I have already mentioned ‘sorting’ before but haven’t defined what it means. Of course, it’s not rocket science; sorting means arranging observations in a particular order. In most contexts, this order is either ascending or descending and is defined on the values of a user-defined set of variables.
Stata has two commands for sorting: sort
and gsort
, the only difference between the two being that sort
performs ascending-order sorting only while gsort
performs both descending and ascending-order sorting.
For example, suppose you want to sort your dataset by state and district names in an ascending fashion (i.e., a comes before b, and so on). The statements below are equivalent:
sort lgd_state_name lgd_district_name
gsort +lgd_state_name +lgd_district_name
The syntax is similar: first the command and then the variables on which we want to sort. In gsort
we add the +
in front of the variable name to indicate that we want to sort ascendingly on that variable. Expectedly, -
refers to descending sorting on a variable. So, the following statement sorts the observations ascendingly on state names but descendingly on district names.
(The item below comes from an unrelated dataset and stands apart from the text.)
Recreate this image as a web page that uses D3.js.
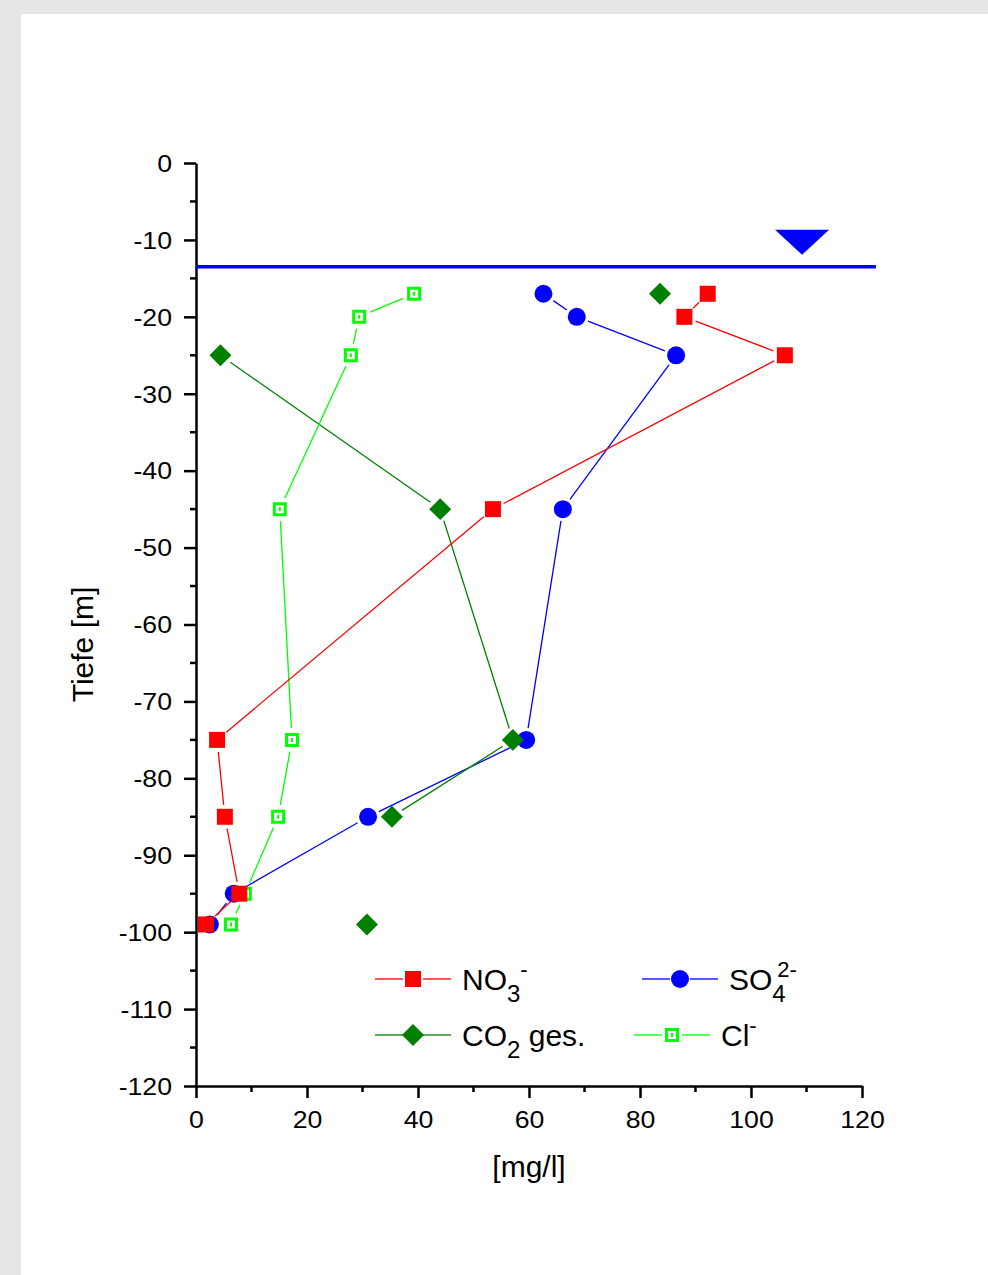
<!DOCTYPE html>
<html>
<head>
<meta charset="utf-8">
<script src="https://cdn.jsdelivr.net/npm/d3@7"></script>
<style>
  html, body { margin: 0; padding: 0; background: #e6e6e6; }
  svg { display: block; }
  text { font-family: "Liberation Sans", Arial, sans-serif; fill: #000; }
</style>
</head>
<body>
<svg id="chart" width="988" height="1275"></svg>
<script>
// depth of the sampling points [m]
const depth = [-17, -20, -25, -45, -75, -85, -95, -99];

// concentrations [mg/l], null = not measured
const no3 = [92.2, 88.0, 106.1, 53.5, 3.8, 5.2, 7.8, 1.8];
const so4 = [62.6, 68.6, 86.5, 66.1, 59.5, 31.0, 6.8, 2.5];
const co2 = [83.6, null, 4.4, 44.0, 57.1, 35.3, null, 30.8];
const cl  = [39.3, 29.4, 27.9, 15.1, 17.3, 14.8, 8.8, 6.3];

const xTicks = [0, 20, 40, 60, 80, 100, 120];
const yTicks = [0, -10, -20, -30, -40, -50, -60, -70, -80, -90, -100, -110, -120];

// groundwater level
const waterLevel = -13.5;
const waterLineEnd = 122.5;
const waterMarkX = 109.2;

const series = [
    { key: "so4", values: so4, color: "#0000ff", symbol: "circle",
      label: [{ t: "SO", k: "base" }, { t: "4", k: "sub" }, { t: "2-", k: "sup", stack: true }] },
    { key: "co2", values: co2, color: "#008000", symbol: "diamond",
      label: [{ t: "CO", k: "base" }, { t: "2", k: "sub" }, { t: " ges.", k: "base" }] },
    { key: "cl", values: cl, color: "#00ff00", symbol: "open",
      label: [{ t: "Cl", k: "base" }, { t: "-", k: "sup" }] },
    { key: "no3", values: no3, color: "#ff0000", symbol: "square",
      label: [{ t: "NO", k: "base" }, { t: "3", k: "sub" }, { t: "-", k: "sup" }] }
];

// legend slots: NO3, SO4 / CO2, Cl
const legendSlots = {
    no3: { x: 375, y: 979 },
    so4: { x: 642, y: 979 },
    co2: { x: 375, y: 1035 },
    cl:  { x: 634, y: 1035 }
};

const svg = d3.select("#chart");

svg.append("rect")
    .attr("x", 21).attr("y", 14)
    .attr("width", 988 - 21).attr("height", 1275 - 14)
    .attr("fill", "#fff");

const x = d3.scaleLinear().domain([0, 120]).range([196, 862]);
const y = d3.scaleLinear().domain([0, -120]).range([163, 1086]);

const TICK_STRETCH = 1.16;

// y axis
const yAxis = svg.append("g")
    .attr("transform", `translate(${x(0)},0)`)
    .call(d3.axisLeft(y).tickValues(yTicks).tickSize(12).tickSizeOuter(0).tickFormat(d => String(d)));
yAxis.selectAll(".tick line").attr("stroke-width", 2.5);
yAxis.select(".domain").attr("stroke-width", 2.5);
yAxis.selectAll(".tick text")
    .attr("x", -24 / TICK_STRETCH)
    .attr("dy", "0.36em")
    .attr("transform", `scale(${TICK_STRETCH},1)`)
    .style("font-size", "23px")
    .style("font-family", "'Liberation Sans', Arial, sans-serif");

svg.append("g").selectAll("line")
    .data(d3.range(-5, -120, -10))
    .join("line")
    .attr("x1", x(0) - 6).attr("x2", x(0))
    .attr("y1", d => y(d)).attr("y2", d => y(d))
    .attr("stroke", "#000").attr("stroke-width", 2.5);

// x axis
const xAxis = svg.append("g")
    .attr("transform", `translate(0,${y(-120)})`)
    .call(d3.axisBottom(x).tickValues(xTicks).tickSize(12).tickSizeOuter(0).tickPadding(14).tickFormat(d => String(d)));
xAxis.selectAll(".tick line").attr("stroke-width", 2.5);
xAxis.select(".domain").attr("stroke-width", 2.5);
xAxis.selectAll(".tick text")
    .attr("transform", `scale(${TICK_STRETCH},1)`)
    .style("font-size", "23px")
    .style("font-family", "'Liberation Sans', Arial, sans-serif");

svg.append("g").selectAll("line")
    .data(d3.range(10, 120, 20))
    .join("line")
    .attr("x1", d => x(d)).attr("x2", d => x(d))
    .attr("y1", y(-120)).attr("y2", y(-120) + 6)
    .attr("stroke", "#000").attr("stroke-width", 2.5);

// axis titles
svg.append("text")
    .attr("transform", `translate(93,${(y(0) + y(-120)) / 2 + 20}) rotate(-90)`)
    .attr("text-anchor", "middle")
    .style("font-size", "30px")
    .text("Tiefe [m]");

svg.append("text")
    .attr("x", (x(0) + x(120)) / 2)
    .attr("y", 1177)
    .attr("text-anchor", "middle")
    .style("font-size", "30px")
    .text("[mg/l]");

// groundwater level line + marker
svg.append("line")
    .attr("x1", x(0)).attr("x2", x(waterLineEnd))
    .attr("y1", y(waterLevel)).attr("y2", y(waterLevel))
    .attr("stroke", "#0000ff").attr("stroke-width", 3.5);

const wx = x(waterMarkX), wy = y(waterLevel);
svg.append("path")
    .attr("d", `M${wx - 27},${wy - 37} L${wx + 27},${wy - 37} L${wx},${wy - 12} Z`)
    .attr("fill", "#0000ff");

// marker drawing
function drawMarker(g, s, px, py) {
    if (s.symbol === "circle") {
        g.append("path")
            .attr("transform", `translate(${px},${py})`)
            .attr("d", d3.symbol(d3.symbolCircle, Math.PI * 81)())
            .attr("fill", s.color);
    } else if (s.symbol === "square") {
        g.append("path")
            .attr("transform", `translate(${px},${py})`)
            .attr("d", d3.symbol(d3.symbolSquare, 256)())
            .attr("fill", s.color);
    } else if (s.symbol === "diamond") {
        g.append("path")
            .attr("transform", `translate(${px},${py}) rotate(45)`)
            .attr("d", d3.symbol(d3.symbolSquare, 242)())
            .attr("fill", s.color);
    } else {
        g.append("path")
            .attr("transform", `translate(${px},${py})`)
            .attr("d", d3.symbol(d3.symbolSquare, 121)())
            .attr("fill", "#fff")
            .attr("stroke", s.color)
            .attr("stroke-width", 3);
        g.append("rect")
            .attr("x", px - 1).attr("y", py - 2)
            .attr("width", 2).attr("height", 4)
            .attr("fill", s.color);
    }
}

// line segments, stopped short of the markers
function trimmedSegment(a, b, gap) {
    const dx = b[0] - a[0], dy = b[1] - a[1];
    const len = Math.hypot(dx, dy);
    if (len <= gap * 2) return null;
    const ux = dx / len, uy = dy / len;
    return [a[0] + ux * gap, a[1] + uy * gap, b[0] - ux * gap, b[1] - uy * gap];
}

const plot = svg.append("g");

series.forEach(s => {
    const g = plot.append("g").attr("class", "series-" + s.key);
    const pts = s.values.map((v, i) => v == null ? null : [x(v), y(depth[i])]);

    for (let i = 0; i < pts.length - 1; i++) {
        if (!pts[i] || !pts[i + 1]) continue;
        const seg = trimmedSegment(pts[i], pts[i + 1], 12);
        if (!seg) continue;
        g.append("line")
            .attr("x1", seg[0]).attr("y1", seg[1])
            .attr("x2", seg[2]).attr("y2", seg[3])
            .attr("stroke", s.color).attr("stroke-width", 1.3);
    }
    pts.forEach(p => { if (p) drawMarker(g, s, p[0], p[1]); });
});

// legend
const legend = svg.append("g").attr("class", "legend");
series.forEach(s => {
    const slot = legendSlots[s.key];
    const g = legend.append("g");
    const cx = slot.x + 38;
    g.append("line")
        .attr("x1", slot.x).attr("x2", cx - 10)
        .attr("y1", slot.y).attr("y2", slot.y)
        .attr("stroke", s.color).attr("stroke-width", 1.3);
    g.append("line")
        .attr("x1", cx + 10).attr("x2", slot.x + 76)
        .attr("y1", slot.y).attr("y2", slot.y)
        .attr("stroke", s.color).attr("stroke-width", 1.3);
    drawMarker(g, s, cx, slot.y);

    let tx = slot.x + 87;
    const base = slot.y + 11;
    let subStart = tx;
    s.label.forEach(part => {
        let px = tx, py = base, size = 30;
        if (part.k === "sub") { py = base + 12; size = 24; subStart = tx; }
        if (part.k === "sup") { py = base - 13; size = 22; if (part.stack) px = subStart + 5; }
        const t = g.append("text")
            .attr("x", px).attr("y", py)
            .style("font-size", size + "px")
            .style("white-space", "pre")
            .attr("xml:space", "preserve")
            .text(part.t);
        const w = t.node().getComputedTextLength();
        tx = Math.max(tx, px + w);
    });
});
</script>
</body>
</html>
gsort +lgd_state_name -lgd_district_name
Importantly, the order of the variables in that variable list is important. In sort lgd_state_name lgd_district_name
, Stata first sorts on state names and within each state, sorts on district names. So, the sorted data looks like:
lgd_state_name | lgd_district_name |
---|---|
state1 | aaa |
state1 | aab |
state1 | bcc |
… | … |
state2 | aac |
state2 | bbb |
… | … |
However, if we were to flip the order of the variables in that list, i.e., we were to run sort lgd_district_name lgd_state_name
, then Stata would first sort on district names and within each district, would sort on state names. So, the sorted data would look like:
lgd_state_name | lgd_district_name |
---|---|
state1 | aaa |
state1 | aab |
state2 | aac |
state2 | bbb |
state1 | bcc |
… | … |
So, be careful about what you want haha! It’s helpful to quickly browse the data after sorting to confirm we did it right.